L’innovation publique dont je rêve est celle qu’on est en train de faire au sein du réseau beta gouv, … mais en plus grand ! Et c’est un rêve atteignable, parce que beta gouv, et plus largement la communauté des innovateurs public aujourd’hui, est mature et de taille critique. J’ai une chance incroyable de voir au quotidien des agents du ministère et leurs équipes (développeurs, chargés de déploiements, UX designer…), avec beaucoup d’engagement et de conscience professionnelle, porter des services publics à l’ère numérique.
L’innovation dont je rêve facilite la vie des usagers et des entreprises et porte une conception des politiques publiques qui répond aux enjeux d’aujourd’hui au profit de l’intérêt général – elle libère.

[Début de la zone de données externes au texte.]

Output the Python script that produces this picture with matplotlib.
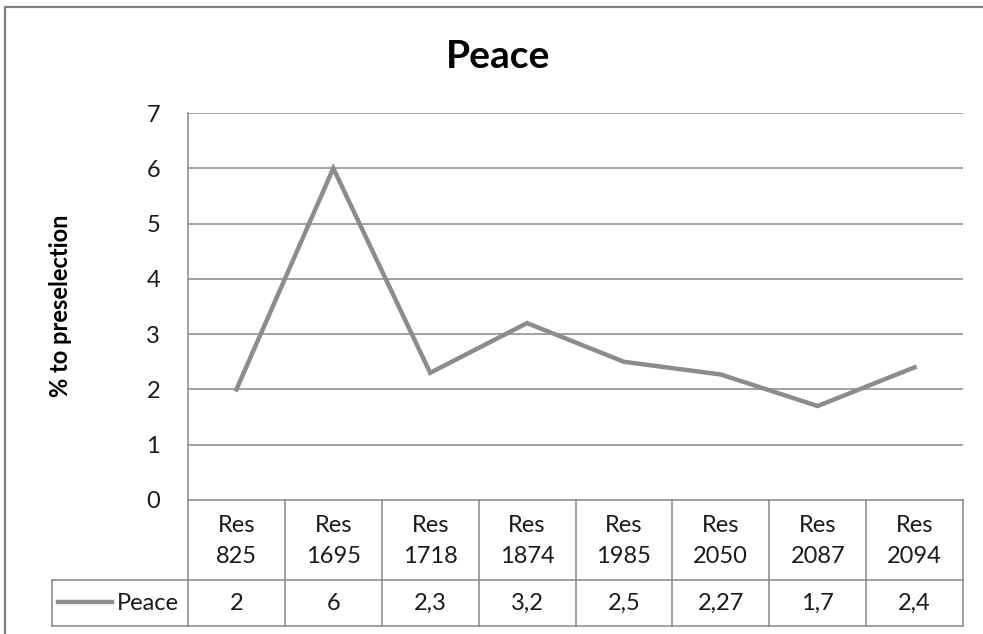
import matplotlib
matplotlib.use('Agg')
import matplotlib.pyplot as plt
from matplotlib.patches import Rectangle

plt.rcParams['font.family'] = ['Lato', 'DejaVu Sans']

# data
categories = ['Res\n825', 'Res\n1695', 'Res\n1718', 'Res\n1874',
              'Res\n1985', 'Res\n2050', 'Res\n2087', 'Res\n2094']
values = [2, 6, 2.3, 3.2, 2.5, 2.27, 1.7, 2.4]
value_labels = ['2', '6', '2,3', '3,2', '2,5', '2,27', '1,7', '2,4']
series_name = 'Peace'
yticks = [0, 1, 2, 3, 4, 5, 6, 7]

W, H = 983, 634
line_col = '#8c8c8c'
grid_col = '#878787'
text_col = '#1a1a1a'
fs = 17

fig = plt.figure(figsize=(W/100, H/100), dpi=100)

def fbox(x0, y0, x1, y1):
    # pixel box -> figure fraction [left, bottom, width, height]
    return [x0/W, 1 - y1/H, (x1-x0)/W, (y1-y0)/H]

# outer chart border (cropped at right/bottom)
fig.patches.append(Rectangle((5/W, -0.1), 1.2, 1 - 7/H + 0.1,
                             transform=fig.transFigure, fill=False,
                             edgecolor='#7f7f7f', linewidth=1.6))

n = len(categories)
xs = [i + 0.5 for i in range(n)]

ax = fig.add_axes(fbox(188, 113, 963, 500))
ax.set_xlim(0, n)
ax.set_ylim(0, 7)
for y in yticks[1:]:
    ax.axhline(y, color=grid_col, lw=1.1, zorder=1)
ax.plot(xs, values, color=line_col, lw=3.2, solid_joinstyle='miter', zorder=3)
ax.set_yticks(yticks)
ax.set_xticks([])
ax.tick_params(axis='y', length=0, pad=20, labelsize=fs, labelcolor=text_col)
for s in ['top', 'right', 'bottom']:
    ax.spines[s].set_visible(False)
ax.spines['left'].set_color(grid_col)
ax.spines['left'].set_linewidth(1.1)

# data table below the plot
colw = (963 - 188) / n
leg_units = (188 - 52) / colw
tab = fig.add_axes(fbox(52, 500, 963, 626))
tab.set_xlim(-leg_units, n)
tab.set_ylim(0, 126)
tab.axis('off')
split = 126 - 80  # data row height from bottom
kw = dict(color=grid_col, lw=1.1, clip_on=False)
tab.plot([0, n], [126, 126], **kw)
tab.plot([-leg_units, n], [split, split], **kw)
tab.plot([-leg_units, n], [0, 0], **kw)
tab.plot([-leg_units, -leg_units], [0, split], **kw)
for i in range(n + 1):
    tab.plot([i, i], [0, 126], **kw)
for x, c, v in zip(xs, categories, value_labels):
    tab.text(x, split + 39, c, ha='center', va='center', fontsize=fs,
             color=text_col, linespacing=1.62)
    tab.text(x, split / 2, v, ha='center', va='center', fontsize=fs,
             color=text_col)
# legend key in the table
lx0 = -leg_units + (58 - 52) / colw
lx1 = -leg_units + (112 - 52) / colw
tab.plot([lx0, lx1], [split / 2 + 1, split / 2 + 1], color=line_col, lw=3.2,
         clip_on=False)
tab.text(-leg_units + (117 - 52) / colw, split / 2, series_name, ha='left',
         va='center', fontsize=fs, color=text_col)

fig.text(498/W, 1 - 57/H, 'Peace', ha='center', va='center', fontsize=28,
         fontweight='bold', color='black')
fig.text(60/W, 1 - 306/H, '% to preselection', ha='center', va='center',
         rotation=90, fontsize=17, fontweight='bold', color='black')

fig.savefig('out.png', dpi=100)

Il y a de la place au sein de l’État pour porter une action publique qui réponde aux enjeux d’aujourd’hui dans un contexte professionnel exigeant, dynamique et ouvert. S’investir pour l’intérêt général, c’est construire le monde qui vient. On dit souvent que les projets numériques, qu’ils soient publics ou privés, doivent être utilisables, utilisés, et utiles. Pour l’action publique, on doit être utile à toutes et tous, c’est un peu plus ambitieux.